Further, the reflecting surface 4D of the fourth embodiment is a substantially paraboloidal surface in vertical cross section, which is almost the same size as that of the lens 1D, and is a substantially hyperboloidal surface in transverse cross section, which is smaller than the lens 1D. Therefore, in the vertical cross section of the reflecting surface 4D, as shown in FIG. 50, the light beams L2 and L3 can be led to the lens 1D while being kept substantially along the optical axis S. Further, in the transverse cross section of the reflecting surface 4D, as shown in FIG. 51, the light beams L2 and L3 can be led to the lens 1D while being kept laterally dispersed with respect to the optical axis S. As a result, the fourth embodiment is the most suitable for a combination with the lens 1D having a flat shape in vertical cross section and a convex shape in transverse cross section. As shown in FIG. 52, the vehicle headlamp whose front surface (the surface of the lens 1D) is laterally long and longitudinal short can easily be obtained. Furthermore, in the lateral direction of the reflecting surface 4D, the lateral dimension of the reflector 3D can be minimized by the substantially hyperboloidal surface that is smaller than the lens 1D.

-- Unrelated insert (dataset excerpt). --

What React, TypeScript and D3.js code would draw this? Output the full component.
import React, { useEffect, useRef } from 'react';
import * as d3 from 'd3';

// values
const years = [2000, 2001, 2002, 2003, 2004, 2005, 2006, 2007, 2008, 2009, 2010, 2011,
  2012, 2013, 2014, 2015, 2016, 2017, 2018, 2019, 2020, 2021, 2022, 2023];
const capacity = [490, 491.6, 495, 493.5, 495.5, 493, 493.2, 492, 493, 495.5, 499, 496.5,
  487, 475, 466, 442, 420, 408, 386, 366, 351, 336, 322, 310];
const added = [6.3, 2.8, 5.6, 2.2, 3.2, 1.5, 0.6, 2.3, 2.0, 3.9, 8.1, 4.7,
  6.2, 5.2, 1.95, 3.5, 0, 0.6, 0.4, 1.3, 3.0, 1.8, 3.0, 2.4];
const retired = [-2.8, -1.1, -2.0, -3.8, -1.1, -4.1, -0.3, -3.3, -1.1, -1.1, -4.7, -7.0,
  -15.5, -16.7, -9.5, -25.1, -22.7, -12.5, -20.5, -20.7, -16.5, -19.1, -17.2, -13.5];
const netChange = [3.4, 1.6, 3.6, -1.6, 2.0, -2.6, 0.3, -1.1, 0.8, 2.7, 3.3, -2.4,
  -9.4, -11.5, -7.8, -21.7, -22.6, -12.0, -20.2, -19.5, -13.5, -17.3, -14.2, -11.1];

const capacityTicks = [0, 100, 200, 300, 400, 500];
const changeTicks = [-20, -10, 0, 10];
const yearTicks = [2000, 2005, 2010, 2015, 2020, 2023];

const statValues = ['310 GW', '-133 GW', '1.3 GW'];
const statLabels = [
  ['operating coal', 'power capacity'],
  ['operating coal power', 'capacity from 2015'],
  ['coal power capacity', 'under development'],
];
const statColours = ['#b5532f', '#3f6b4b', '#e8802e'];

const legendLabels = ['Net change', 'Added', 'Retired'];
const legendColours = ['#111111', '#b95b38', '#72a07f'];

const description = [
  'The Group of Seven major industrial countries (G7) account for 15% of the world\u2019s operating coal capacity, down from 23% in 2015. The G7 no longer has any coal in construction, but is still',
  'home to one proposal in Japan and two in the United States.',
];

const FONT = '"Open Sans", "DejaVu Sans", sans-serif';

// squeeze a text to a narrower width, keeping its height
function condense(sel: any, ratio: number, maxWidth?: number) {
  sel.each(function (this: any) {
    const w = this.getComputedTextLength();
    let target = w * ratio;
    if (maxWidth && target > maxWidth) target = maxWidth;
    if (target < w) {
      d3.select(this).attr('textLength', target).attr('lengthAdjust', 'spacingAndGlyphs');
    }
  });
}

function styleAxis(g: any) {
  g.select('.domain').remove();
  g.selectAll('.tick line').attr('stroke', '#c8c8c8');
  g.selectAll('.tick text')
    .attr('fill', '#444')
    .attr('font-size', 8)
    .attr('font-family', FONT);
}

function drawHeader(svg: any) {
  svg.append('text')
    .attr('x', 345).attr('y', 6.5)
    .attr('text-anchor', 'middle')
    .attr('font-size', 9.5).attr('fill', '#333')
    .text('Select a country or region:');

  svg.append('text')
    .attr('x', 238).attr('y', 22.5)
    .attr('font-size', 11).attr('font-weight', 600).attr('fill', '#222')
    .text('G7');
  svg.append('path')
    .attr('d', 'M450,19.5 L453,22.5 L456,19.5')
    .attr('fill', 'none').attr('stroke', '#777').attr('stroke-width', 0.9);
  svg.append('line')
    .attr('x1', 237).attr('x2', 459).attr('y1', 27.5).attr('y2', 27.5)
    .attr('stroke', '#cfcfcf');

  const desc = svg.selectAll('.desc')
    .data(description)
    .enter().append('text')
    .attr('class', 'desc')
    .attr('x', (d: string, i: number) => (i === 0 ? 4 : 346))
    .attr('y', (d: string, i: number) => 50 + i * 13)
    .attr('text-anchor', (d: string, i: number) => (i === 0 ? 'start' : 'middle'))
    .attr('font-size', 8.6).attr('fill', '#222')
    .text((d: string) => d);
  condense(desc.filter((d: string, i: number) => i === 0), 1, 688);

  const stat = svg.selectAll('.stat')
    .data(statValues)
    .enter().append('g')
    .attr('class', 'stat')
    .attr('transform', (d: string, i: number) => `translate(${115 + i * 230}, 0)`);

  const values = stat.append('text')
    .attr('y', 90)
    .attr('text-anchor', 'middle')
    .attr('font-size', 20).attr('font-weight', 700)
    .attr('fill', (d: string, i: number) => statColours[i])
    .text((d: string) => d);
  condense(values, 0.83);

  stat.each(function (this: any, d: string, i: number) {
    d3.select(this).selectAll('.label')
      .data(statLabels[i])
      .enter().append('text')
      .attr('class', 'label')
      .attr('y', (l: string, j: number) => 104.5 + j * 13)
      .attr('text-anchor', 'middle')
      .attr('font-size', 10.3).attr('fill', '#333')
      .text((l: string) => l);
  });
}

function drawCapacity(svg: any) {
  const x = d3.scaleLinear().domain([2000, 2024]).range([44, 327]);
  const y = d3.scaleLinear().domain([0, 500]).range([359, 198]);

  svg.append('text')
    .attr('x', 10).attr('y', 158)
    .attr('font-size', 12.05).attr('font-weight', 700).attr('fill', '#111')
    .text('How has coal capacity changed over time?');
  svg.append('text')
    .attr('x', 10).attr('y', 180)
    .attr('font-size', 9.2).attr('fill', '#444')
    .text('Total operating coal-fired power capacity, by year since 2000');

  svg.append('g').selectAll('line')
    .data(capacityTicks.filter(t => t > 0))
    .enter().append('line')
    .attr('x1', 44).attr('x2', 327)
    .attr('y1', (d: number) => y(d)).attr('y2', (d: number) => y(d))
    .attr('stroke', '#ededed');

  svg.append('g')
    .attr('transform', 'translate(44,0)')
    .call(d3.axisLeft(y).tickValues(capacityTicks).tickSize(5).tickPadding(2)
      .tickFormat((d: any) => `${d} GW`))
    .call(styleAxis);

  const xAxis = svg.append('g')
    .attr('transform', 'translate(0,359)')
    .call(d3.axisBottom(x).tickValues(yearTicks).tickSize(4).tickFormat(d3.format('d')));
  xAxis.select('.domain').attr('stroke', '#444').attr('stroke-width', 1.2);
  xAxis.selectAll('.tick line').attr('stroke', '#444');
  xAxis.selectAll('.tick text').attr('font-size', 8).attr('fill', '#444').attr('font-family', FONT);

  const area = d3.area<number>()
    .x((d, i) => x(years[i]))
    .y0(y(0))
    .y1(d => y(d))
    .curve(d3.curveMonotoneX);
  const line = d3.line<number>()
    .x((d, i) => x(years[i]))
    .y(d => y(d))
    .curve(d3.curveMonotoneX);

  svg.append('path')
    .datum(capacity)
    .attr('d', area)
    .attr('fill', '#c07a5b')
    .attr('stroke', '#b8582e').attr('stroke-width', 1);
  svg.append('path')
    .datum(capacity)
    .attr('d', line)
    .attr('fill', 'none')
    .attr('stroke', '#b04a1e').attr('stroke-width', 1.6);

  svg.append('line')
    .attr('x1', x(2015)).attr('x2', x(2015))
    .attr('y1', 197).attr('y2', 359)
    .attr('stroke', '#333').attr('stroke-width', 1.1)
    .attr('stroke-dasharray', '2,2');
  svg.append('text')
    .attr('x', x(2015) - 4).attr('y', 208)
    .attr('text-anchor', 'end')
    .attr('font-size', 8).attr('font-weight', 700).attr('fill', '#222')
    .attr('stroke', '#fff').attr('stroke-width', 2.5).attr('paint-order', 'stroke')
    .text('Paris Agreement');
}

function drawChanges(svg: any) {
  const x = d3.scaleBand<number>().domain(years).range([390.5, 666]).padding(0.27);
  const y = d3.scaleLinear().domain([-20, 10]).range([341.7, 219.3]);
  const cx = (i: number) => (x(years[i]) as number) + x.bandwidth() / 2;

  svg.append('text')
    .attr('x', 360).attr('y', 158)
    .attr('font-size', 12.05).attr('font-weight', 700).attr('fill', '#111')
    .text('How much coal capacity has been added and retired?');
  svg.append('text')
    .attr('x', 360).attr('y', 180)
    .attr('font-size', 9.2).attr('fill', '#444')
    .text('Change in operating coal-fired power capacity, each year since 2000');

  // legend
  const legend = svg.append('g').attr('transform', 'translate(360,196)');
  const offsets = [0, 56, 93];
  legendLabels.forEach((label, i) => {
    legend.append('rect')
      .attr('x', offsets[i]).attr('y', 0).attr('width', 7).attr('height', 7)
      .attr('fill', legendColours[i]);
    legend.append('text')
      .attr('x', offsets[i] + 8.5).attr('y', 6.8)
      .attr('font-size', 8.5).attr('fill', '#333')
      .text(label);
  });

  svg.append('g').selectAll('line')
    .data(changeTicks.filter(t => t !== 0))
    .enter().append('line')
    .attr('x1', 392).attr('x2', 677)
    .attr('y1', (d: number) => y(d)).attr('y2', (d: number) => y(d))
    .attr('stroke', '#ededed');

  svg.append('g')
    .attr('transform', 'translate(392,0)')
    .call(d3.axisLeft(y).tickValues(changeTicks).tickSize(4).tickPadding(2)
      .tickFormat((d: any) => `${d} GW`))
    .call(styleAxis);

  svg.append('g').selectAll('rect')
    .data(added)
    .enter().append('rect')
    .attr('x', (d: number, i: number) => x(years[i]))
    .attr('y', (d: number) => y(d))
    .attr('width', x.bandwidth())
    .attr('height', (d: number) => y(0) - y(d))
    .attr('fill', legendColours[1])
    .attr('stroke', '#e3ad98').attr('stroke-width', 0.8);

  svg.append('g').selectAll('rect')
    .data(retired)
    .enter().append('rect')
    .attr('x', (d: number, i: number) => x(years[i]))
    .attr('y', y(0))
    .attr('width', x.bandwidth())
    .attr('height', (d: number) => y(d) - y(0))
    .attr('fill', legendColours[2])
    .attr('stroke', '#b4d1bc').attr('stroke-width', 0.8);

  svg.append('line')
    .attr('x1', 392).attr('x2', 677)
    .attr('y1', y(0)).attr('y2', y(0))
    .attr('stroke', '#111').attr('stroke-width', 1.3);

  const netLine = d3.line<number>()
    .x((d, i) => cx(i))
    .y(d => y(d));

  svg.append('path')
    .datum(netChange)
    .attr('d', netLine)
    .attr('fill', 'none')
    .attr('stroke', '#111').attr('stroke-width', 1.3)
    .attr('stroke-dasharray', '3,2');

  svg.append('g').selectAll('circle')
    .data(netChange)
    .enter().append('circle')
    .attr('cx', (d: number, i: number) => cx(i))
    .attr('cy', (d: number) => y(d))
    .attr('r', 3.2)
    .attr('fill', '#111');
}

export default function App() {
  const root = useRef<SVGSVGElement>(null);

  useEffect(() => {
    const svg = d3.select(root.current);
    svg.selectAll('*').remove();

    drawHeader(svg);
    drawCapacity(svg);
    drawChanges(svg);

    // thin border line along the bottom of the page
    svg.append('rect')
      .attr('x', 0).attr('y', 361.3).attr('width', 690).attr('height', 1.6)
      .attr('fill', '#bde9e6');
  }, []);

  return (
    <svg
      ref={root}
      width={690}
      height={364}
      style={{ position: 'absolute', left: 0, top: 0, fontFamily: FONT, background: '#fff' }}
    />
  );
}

In the fourth embodiment, the convex shape of the lens 1C in vertical cross section here indicates a shape having an optical function that refracts an incident light in a direction in which the light is converged from the optical axis S in the vertical cross section of the lens ID. Therefore, the convex shape includes a shape having a convex shape only in one side as shown in FIG. 49A, a shape having a concave shape in one side and a convex shape in the other side whose degree of curve is greater than that of the concave shape as shown in FIG. 49B, and a shape inclined with respect to the optical axis S as shown in FIG. 49C.
In the first, second, third, and fourth embodiments, NURBS as a free curved surface for light distribution is formed on each front surface and rear surface of the lenses 1A, 1B, 1C, and 1D. In this invention, however, the free curved surface for light distribution or the torus curved surface other than NURBS may be formed on the front surface and rear surface of the lenses 1A, 1B, 1C, and 1D.

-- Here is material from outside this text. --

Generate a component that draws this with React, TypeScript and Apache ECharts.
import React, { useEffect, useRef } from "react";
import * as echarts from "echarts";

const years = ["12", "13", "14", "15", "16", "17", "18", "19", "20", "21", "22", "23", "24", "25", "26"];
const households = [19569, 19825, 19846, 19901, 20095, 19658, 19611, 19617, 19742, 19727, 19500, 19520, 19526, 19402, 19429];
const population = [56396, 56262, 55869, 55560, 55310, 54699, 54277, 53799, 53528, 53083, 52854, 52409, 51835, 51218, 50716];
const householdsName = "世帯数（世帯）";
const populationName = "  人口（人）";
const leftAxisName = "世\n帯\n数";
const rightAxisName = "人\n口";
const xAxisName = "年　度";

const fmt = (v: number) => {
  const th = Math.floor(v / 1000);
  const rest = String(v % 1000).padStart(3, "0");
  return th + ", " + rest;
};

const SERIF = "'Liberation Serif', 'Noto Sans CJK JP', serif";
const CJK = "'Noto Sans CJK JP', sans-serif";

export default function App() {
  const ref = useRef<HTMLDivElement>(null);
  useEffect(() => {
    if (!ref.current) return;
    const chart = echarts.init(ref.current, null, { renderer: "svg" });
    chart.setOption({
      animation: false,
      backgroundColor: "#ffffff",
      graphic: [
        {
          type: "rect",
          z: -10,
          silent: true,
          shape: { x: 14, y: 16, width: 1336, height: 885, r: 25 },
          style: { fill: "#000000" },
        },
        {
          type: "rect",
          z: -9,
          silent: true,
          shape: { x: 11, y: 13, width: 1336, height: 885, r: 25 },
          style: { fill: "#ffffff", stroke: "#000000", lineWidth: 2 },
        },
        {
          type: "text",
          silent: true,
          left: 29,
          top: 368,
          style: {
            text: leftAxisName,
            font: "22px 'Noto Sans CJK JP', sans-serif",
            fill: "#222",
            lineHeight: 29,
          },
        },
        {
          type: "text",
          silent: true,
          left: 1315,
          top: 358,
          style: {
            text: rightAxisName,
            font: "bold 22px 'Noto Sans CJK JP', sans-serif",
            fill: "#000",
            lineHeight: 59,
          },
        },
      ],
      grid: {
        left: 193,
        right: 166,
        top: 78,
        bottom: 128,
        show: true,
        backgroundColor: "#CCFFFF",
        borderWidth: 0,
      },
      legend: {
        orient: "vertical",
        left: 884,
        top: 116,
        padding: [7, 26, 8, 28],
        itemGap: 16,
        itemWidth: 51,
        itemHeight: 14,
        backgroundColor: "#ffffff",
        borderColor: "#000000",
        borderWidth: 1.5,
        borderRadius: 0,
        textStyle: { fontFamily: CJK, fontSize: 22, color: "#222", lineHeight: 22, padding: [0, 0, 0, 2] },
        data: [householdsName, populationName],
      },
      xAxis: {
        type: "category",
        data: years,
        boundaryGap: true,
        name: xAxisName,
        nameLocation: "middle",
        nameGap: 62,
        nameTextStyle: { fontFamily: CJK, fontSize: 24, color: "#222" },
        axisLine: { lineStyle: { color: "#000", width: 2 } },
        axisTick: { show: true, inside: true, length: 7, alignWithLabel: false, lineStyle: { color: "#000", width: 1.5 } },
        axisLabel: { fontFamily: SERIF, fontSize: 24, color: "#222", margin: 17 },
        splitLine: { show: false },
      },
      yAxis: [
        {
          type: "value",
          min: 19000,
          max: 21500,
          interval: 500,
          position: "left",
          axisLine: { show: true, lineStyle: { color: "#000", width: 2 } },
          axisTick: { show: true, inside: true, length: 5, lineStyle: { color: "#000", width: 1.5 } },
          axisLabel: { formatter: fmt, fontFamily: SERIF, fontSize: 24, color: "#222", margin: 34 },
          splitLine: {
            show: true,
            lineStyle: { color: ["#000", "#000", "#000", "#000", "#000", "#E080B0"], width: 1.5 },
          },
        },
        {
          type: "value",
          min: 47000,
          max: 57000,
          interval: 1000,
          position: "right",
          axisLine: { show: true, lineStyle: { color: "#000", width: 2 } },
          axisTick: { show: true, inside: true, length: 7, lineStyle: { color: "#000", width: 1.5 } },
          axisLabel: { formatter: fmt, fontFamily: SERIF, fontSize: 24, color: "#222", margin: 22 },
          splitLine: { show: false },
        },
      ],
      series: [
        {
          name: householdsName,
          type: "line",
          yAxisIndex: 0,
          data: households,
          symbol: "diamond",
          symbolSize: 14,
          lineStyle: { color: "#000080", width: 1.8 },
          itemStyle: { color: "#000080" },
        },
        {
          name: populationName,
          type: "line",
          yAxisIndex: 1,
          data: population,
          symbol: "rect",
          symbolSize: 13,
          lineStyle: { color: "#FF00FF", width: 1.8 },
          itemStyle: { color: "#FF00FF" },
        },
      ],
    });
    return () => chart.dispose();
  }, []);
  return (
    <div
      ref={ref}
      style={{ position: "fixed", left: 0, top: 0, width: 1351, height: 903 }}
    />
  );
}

In this invention, NURBS as the free curved surface for light distribution, free curved surface, or the torus curved surface may be formed on either the front surface or the rear surface of the lenses 1A, 1B, 1C, and 1D.
Further, in this invention, NURBS as the free curved surface for light distribution, free curved surface, and the torus curved surface may not be formed on the front surface and rear surface of the lenses 1A, 1B, 1C, and 1D.
Although the invention has been described with respect to a specific embodiment for a complete and clear disclosure, the appended claims are not to be thus limited but are to be construed as embodying all modifications and alternative constructions that may occur to one skilled in the art which fairly fall within the basic teaching herein set forth.